### Set task
Each line that holds the word "chart" is to be identified and copied.

### Available data
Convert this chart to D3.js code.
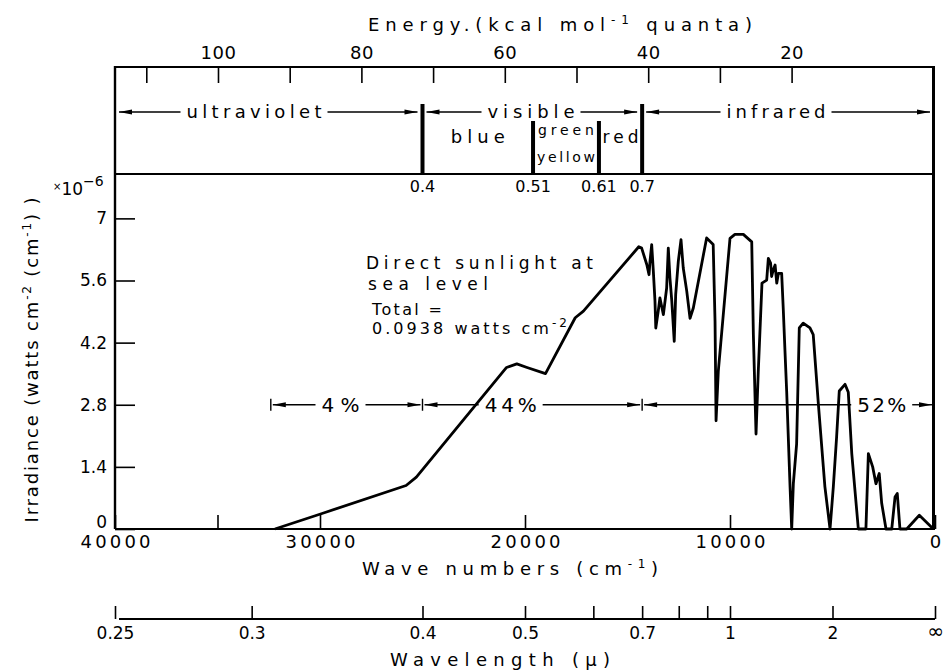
<!DOCTYPE html>
<html>
<head>
<meta charset="utf-8">
<style>
  body { margin: 0; background: #fff; }
  svg text { font-family: "DejaVu Sans", sans-serif; fill: #000; }
  .axis path, .axis line { stroke: #000; fill: none; }
  .axis line { stroke-width: 1.6px; }
  .axis path.domain { stroke-width: 2.2px; }
</style>
</head>
<body>
<svg id="chart" width="946" height="672"></svg>
<script src="https://cdn.jsdelivr.net/npm/d3@7"></script>
<script>
// spectrum of direct sunlight at sea level: wave number (cm-1), irradiance (x1e-6 W cm-2 (cm-1)-1)
var waveNumber = [32200, 29900, 25800, 25300, 20900, 20400, 19900, 19000, 17550, 17150,
  14450, 14310, 14060, 13950, 13900, 13820, 13740, 13660, 13620, 13500,
  13420, 13250, 13090, 13010, 12930, 12840, 12720, 12650, 12520, 12390,
  12280, 12110, 11950, 11790, 11140, 10820, 10730, 10680, 10570, 10000,
  9760, 9350, 8940, 8860, 8730, 8620, 8440, 8210, 8130, 8020,
  7970, 7890, 7800, 7720, 7640, 7480, 7400, 7320, 7235, 7070,
  6990, 6910, 6750, 6620, 6430, 6100, 5940, 5690, 5370, 5120,
  4960, 4800, 4670, 4390, 4230, 4060, 3740, 3370, 3250, 3040,
  2880, 2720, 2600, 2390, 2110, 1950, 1840, 1710, 1380, 765,
  80];
var irradiance = [0, 0.35, 0.98, 1.17, 3.64, 3.72, 3.64, 3.50, 4.76, 4.91,
  6.36, 6.33, 5.96, 5.73, 6.04, 6.41, 5.81, 5.14, 4.53, 4.91,
  5.21, 4.83, 5.43, 6.33, 5.66, 5.14, 4.23, 5.28, 6.04, 6.52,
  5.88, 5.36, 4.75, 4.98, 6.56, 6.41, 4.68, 2.44, 3.56, 6.55,
  6.64, 6.64, 6.47, 4.38, 2.14, 3.56, 5.54, 5.61, 6.10, 5.99,
  5.69, 5.84, 5.95, 5.54, 5.76, 5.76, 4.94, 4.03, 3.10, 0.95,
  0, 1.02, 1.92, 4.53, 4.64, 4.53, 4.38, 2.82, 0.95, 0,
  0.95, 2.07, 3.11, 3.26, 3.08, 1.70, 0, 0, 1.70, 1.40,
  1.02, 1.25, 0.58, 0, 0, 0.72, 0.80, 0, 0, 0.31,
  0];

var yTicks = [0, 1.4, 2.8, 4.2, 5.6, 7];
var wnTicks = [40000, 35000, 30000, 20000, 10000, 0];
var energyTicks = [110, 100, 90, 80, 70, 60, 50, 40, 30, 20];
var energyLabels = [100, 80, 60, 40, 20];
var wavelengthTicks = [0.25, 0.3, 0.4, 0.5, 0.6, 0.7, 0.8, 0.9, 1, 2, Infinity];
var wavelengthLabels = ["0.25", "0.3", "0.4", "0.5", "", "0.7", "", "", "1", "2", "\u221e"];

// spectral regions (wavelength in micron)
var regionNames = ["ultraviolet", "visible", "infrared"];
var regionFrom = [0.25, 0.4, 0.7];
var regionTo = [0.4, 0.7, Infinity];
var bandEdges = [0.4, 0.51, 0.61, 0.7];
var bandEdgeLabels = ["0.4", "0.51", "0.61", "0.7"];

// share of total energy (wave numbers)
var pctLabels = ["4 %", "44%", "52%"];
var pctFrom = [32400, 25000, 14286];
var pctTo = [25000, 14286, 0];
var pctAt = [29000, 20700, 2600];

var KCAL_PER_WN = 0.0028591;

var svg = d3.select("#chart");

var x = d3.scaleLinear().domain([40000, 0]).range([115, 935]);
var y = d3.scaleLinear().domain([0, 8]).range([529, 174]);
var xE = d3.scaleLinear().domain([40000 * KCAL_PER_WN, 0]).range([115, 935]);
function wl(l) { return l === Infinity ? 0 : 10000 / l; }

var topY = 67, midY = 174, baseY = 529;

// frame
svg.append("line").attr("x1", 115).attr("x2", 934).attr("y1", topY).attr("y2", topY)
  .attr("stroke", "#000").attr("stroke-width", 2.2);
svg.append("line").attr("x1", 115).attr("x2", 934).attr("y1", midY).attr("y2", midY)
  .attr("stroke", "#000").attr("stroke-width", 2.2);
svg.append("line").attr("x1", 115).attr("x2", 115).attr("y1", topY - 1).attr("y2", baseY)
  .attr("stroke", "#000").attr("stroke-width", 2.4);
svg.append("line").attr("x1", 933.5).attr("x2", 933.5).attr("y1", topY - 1).attr("y2", baseY)
  .attr("stroke", "#000").attr("stroke-width", 3);

// energy axis
var eAxis = svg.append("g").attr("class", "axis").attr("transform", "translate(0," + topY + ")")
  .call(d3.axisTop(xE).tickValues(energyTicks).tickSizeInner(-16).tickSizeOuter(0).tickPadding(8)
    .tickFormat(function(d) { return energyLabels.indexOf(d) >= 0 ? d : ""; }));
eAxis.select(".domain").remove();
eAxis.selectAll("text").style("font-size", "18px").attr("letter-spacing", 0.5);

svg.append("text").attr("x", 560).attr("y", 31).attr("text-anchor", "middle")
  .attr("textLength", 384).style("font-size", "18px")
  .html('Energy.(kcal  mol<tspan dy="-7" font-size="12">-1</tspan><tspan dy="7"> quanta)</tspan>');

// region arrows
function arrowHead(g, px, py, dir) {
  g.append("path")
    .attr("d", "M" + px + "," + py + "L" + (px - dir * 13) + "," + (py - 2.6) + "L" + (px - dir * 13) + "," + (py + 2.6) + "Z")
    .attr("fill", "#000");
}
function spanArrow(g, x0, x1, ay, label, lx, size, tl) {
  var t = g.append("text").attr("x", lx).attr("y", ay + size * 0.36).attr("text-anchor", "middle")
    .style("font-size", size + "px").text(label);
  if (tl) t.attr("textLength", tl);
  var w = tl || t.node().getComputedTextLength();
  var a = lx - w / 2 - 6, b = lx + w / 2 + 6;
  g.append("line").attr("x1", x0).attr("x2", a).attr("y1", ay).attr("y2", ay).attr("stroke", "#000").attr("stroke-width", 1.4);
  g.append("line").attr("x1", b).attr("x2", x1).attr("y1", ay).attr("y2", ay).attr("stroke", "#000").attr("stroke-width", 1.4);
  arrowHead(g, x0, ay, -1);
  arrowHead(g, x1, ay, 1);
}

var regionG = svg.append("g");
var regionCentres = [254, 531, 776];
var regionWidths = [135, 87, 99];
regionNames.forEach(function(n, i) {
  spanArrow(regionG, x(wl(regionFrom[i])) + 4, x(wl(regionTo[i])) - 5, 112, n, regionCentres[i], 18, regionWidths[i]);
});

svg.selectAll(".band").data(bandEdges).enter().append("line")
  .attr("x1", function(d) { return x(wl(d)); }).attr("x2", function(d) { return x(wl(d)); })
  .attr("y1", function(d, i) { return (i === 0 || i === 3) ? 104 : 121; }).attr("y2", midY)
  .attr("stroke", "#000").attr("stroke-width", 4);

svg.selectAll(".bandlab").data(bandEdgeLabels).enter().append("text")
  .attr("x", function(d, i) { return x(wl(bandEdges[i])); })
  .attr("y", 192).attr("text-anchor", "middle").style("font-size", "16px")
  .text(function(d) { return d; });

function midOf(a, b) { return (x(wl(a)) + x(wl(b))) / 2; }
svg.append("text").attr("x", midOf(0.4, 0.51)).attr("y", 143).attr("text-anchor", "middle")
  .style("font-size", "18px").attr("textLength", 54).text("blue");
svg.append("text").attr("x", midOf(0.51, 0.61)).attr("y", 135).attr("text-anchor", "middle")
  .style("font-size", "14px").attr("textLength", 56).text("green");
svg.append("text").attr("x", midOf(0.51, 0.61)).attr("y", 162).attr("text-anchor", "middle")
  .style("font-size", "14px").attr("textLength", 58).text("yellow");
svg.append("text").attr("x", midOf(0.61, 0.7)).attr("y", 143).attr("text-anchor", "middle")
  .style("font-size", "17px").attr("textLength", 36).text("red");

// irradiance axis
var yAxis = svg.append("g").attr("class", "axis").attr("transform", "translate(115,0)")
  .call(d3.axisLeft(y).tickValues(yTicks).tickSizeInner(-20).tickSizeOuter(0).tickPadding(8)
    .tickFormat(function(d) { return d; }));
yAxis.select(".domain").remove();
yAxis.selectAll("text").style("font-size", "17px");
yAxis.selectAll(".tick").filter(function(d) { return d === 0; }).select("text").attr("dy", "-0.1em");

svg.append("text").attr("x", 53).attr("y", 195).style("font-size", "17px")
  .html('<tspan font-size="10" dy="-5">\u00d7</tspan><tspan dy="5">10</tspan><tspan font-size="14" dy="-9">\u22126</tspan>');

svg.append("text").attr("transform", "translate(38,360) rotate(-90)").attr("text-anchor", "middle")
  .attr("textLength", 325).style("font-size", "18px")
  .html('Irradiance  (watts cm<tspan dy="-7" font-size="12">-2</tspan><tspan dy="7"> (cm</tspan><tspan dy="-7" font-size="12">-1</tspan><tspan dy="7">)  )</tspan>');

// wave number axis
var xAxis = svg.append("g").attr("class", "axis").attr("transform", "translate(0," + baseY + ")")
  .call(d3.axisBottom(x).tickValues(wnTicks).tickSizeInner(-14).tickSizeOuter(0).tickPadding(6)
    .tickFormat(function(d) { return d % 10000 === 0 ? d : ""; }));
xAxis.selectAll("text").style("font-size", "18px").attr("textLength", function(d) { return d === 0 ? null : 70; });
xAxis.select(".domain").attr("d", "M115,0H935");

svg.append("text").attr("x", 510).attr("y", 575).attr("text-anchor", "middle")
  .attr("textLength", 296).style("font-size", "18px")
  .html('Wave  numbers  (cm<tspan dy="-7" font-size="12">-1</tspan><tspan dy="7">)</tspan>');

// wavelength axis
var lAxis = svg.append("g").attr("class", "axis").attr("transform", "translate(0,619)")
  .call(d3.axisBottom(x).tickValues(wavelengthTicks.map(wl)).tickSizeInner(-13).tickSizeOuter(0).tickPadding(8)
    .tickFormat(function(d, i) { return wavelengthLabels[i]; }));
lAxis.selectAll("text").style("font-size", "17px");
lAxis.selectAll(".tick").filter(function(d, i) { return i === 10; }).select("text").style("font-size", "20px").attr("dy", "0.55em");
lAxis.select(".domain").attr("d", "M119,0H935");

svg.append("text").attr("x", 500).attr("y", 666).attr("text-anchor", "middle")
  .attr("textLength", 220).style("font-size", "18px").text("Wavelength  (\u03bc)");

// percentage spans
var pctG = svg.append("g");
var pctY = y(2.8);
var pctWidths = [38, 52, 49];
pctLabels.forEach(function(n, i) {
  var x0 = x(pctFrom[i]), x1 = x(pctTo[i]);
  pctG.append("line").attr("x1", x0).attr("x2", x0).attr("y1", pctY - 6).attr("y2", pctY + 6)
    .attr("stroke", "#000").attr("stroke-width", 1.4);
  spanArrow(pctG, x0 + 2, x1 - (i === 2 ? 3 : 2), pctY, n, x(pctAt[i]), 20, pctWidths[i]);
});

// annotation
var note = svg.append("g").style("font-size", "17px");
note.append("text").attr("x", 366).attr("y", 269).attr("textLength", 227).text("Direct sunlight at");
note.append("text").attr("x", 368).attr("y", 290).attr("textLength", 120).text("sea level");
note.append("text").attr("x", 372).attr("y", 315).attr("textLength", 70).style("font-size", "16px").text("Total =");
note.append("text").attr("x", 372).attr("y", 334).attr("textLength", 195).style("font-size", "16px")
  .html('0.0938 watts cm<tspan dy="-7" font-size="12">-2</tspan>');

// spectrum
var line = d3.line()
  .x(function(d, i) { return x(waveNumber[i]); })
  .y(function(d) { return y(d); });
svg.append("path").datum(irradiance)
  .attr("d", line)
  .attr("fill", "none").attr("stroke", "#000").attr("stroke-width", 2.8)
  .attr("stroke-linejoin", "round");
</script>
</body>
</html>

### Exercise result
Convert this chart to D3.js code.
<svg id="chart" width="946" height="672"></svg>
var svg = d3.select("#chart");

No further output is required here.